[Begin]
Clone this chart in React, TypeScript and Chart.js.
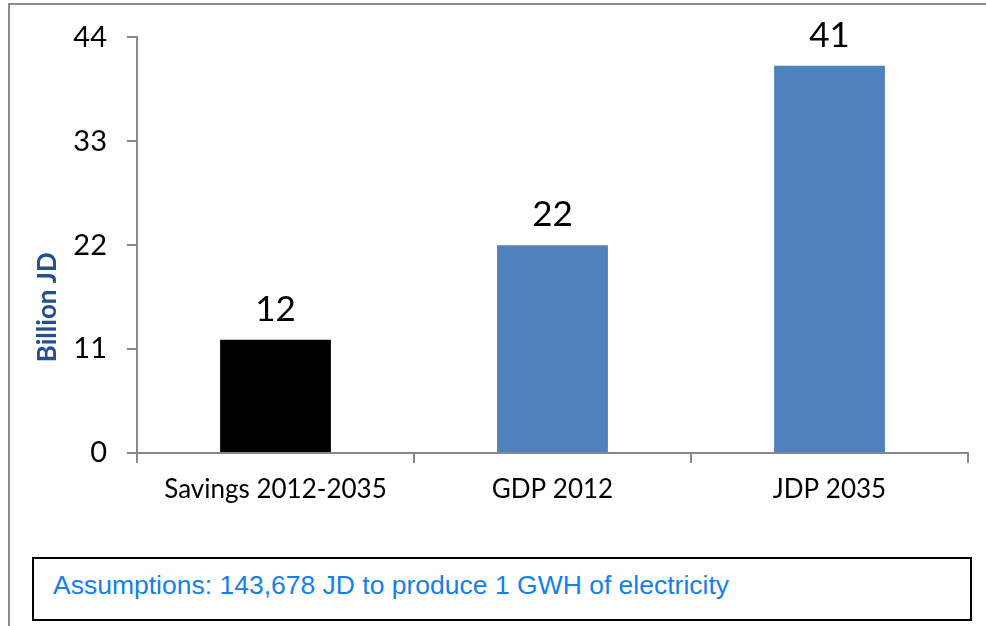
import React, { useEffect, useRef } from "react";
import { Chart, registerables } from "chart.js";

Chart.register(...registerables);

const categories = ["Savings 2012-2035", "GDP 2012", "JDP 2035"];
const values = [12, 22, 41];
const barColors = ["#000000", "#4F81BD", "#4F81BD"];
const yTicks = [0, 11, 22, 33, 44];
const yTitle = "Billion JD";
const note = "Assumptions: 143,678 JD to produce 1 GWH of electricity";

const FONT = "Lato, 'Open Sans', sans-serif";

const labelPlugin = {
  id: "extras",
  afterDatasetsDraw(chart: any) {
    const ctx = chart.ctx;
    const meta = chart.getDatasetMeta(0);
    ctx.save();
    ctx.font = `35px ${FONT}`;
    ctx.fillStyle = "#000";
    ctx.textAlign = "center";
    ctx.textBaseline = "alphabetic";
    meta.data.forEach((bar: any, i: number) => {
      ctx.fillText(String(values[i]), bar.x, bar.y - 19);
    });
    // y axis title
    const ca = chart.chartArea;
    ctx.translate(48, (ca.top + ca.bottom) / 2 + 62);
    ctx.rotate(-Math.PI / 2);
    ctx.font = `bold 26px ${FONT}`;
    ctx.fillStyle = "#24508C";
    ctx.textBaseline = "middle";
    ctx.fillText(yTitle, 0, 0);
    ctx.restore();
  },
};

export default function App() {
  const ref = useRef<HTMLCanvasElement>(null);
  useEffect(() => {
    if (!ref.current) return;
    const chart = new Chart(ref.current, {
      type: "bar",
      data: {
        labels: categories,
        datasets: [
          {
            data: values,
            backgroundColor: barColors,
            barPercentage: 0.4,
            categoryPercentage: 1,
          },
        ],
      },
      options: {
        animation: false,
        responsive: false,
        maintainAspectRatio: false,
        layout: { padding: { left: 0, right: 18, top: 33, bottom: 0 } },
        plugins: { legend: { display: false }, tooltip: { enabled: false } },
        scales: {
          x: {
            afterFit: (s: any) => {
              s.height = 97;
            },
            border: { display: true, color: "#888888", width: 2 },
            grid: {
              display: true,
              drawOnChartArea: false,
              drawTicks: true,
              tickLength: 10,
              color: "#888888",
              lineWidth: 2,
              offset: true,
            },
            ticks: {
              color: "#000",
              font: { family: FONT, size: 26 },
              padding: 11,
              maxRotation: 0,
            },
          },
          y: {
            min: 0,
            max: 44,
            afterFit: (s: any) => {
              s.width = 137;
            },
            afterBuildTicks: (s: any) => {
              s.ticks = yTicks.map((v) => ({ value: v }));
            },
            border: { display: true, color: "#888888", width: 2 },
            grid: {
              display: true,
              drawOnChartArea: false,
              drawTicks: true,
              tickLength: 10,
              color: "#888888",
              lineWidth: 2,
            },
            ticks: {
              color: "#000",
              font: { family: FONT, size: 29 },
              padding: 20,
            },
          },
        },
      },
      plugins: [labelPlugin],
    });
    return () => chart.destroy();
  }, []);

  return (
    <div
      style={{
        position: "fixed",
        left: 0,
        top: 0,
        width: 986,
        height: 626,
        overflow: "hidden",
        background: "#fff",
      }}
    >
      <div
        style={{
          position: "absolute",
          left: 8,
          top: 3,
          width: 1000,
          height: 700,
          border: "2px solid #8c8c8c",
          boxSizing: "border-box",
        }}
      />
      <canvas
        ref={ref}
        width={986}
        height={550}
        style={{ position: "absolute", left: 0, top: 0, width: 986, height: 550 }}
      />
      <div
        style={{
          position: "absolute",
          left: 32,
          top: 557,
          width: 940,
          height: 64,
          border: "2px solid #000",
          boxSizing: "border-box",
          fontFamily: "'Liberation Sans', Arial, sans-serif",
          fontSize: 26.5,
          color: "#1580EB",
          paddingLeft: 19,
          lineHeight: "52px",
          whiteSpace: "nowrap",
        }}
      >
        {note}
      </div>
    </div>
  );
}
[End]
Written task: Copy nothing but the lines from the first one in the listing through the line with "Chart.register(...registerables);", and omit the pictures.

Written solution:
Clone this chart in React, TypeScript and Chart.js.
import React, { useEffect, useRef } from "react";
import { Chart, registerables } from "chart.js";

Chart.register(...registerables);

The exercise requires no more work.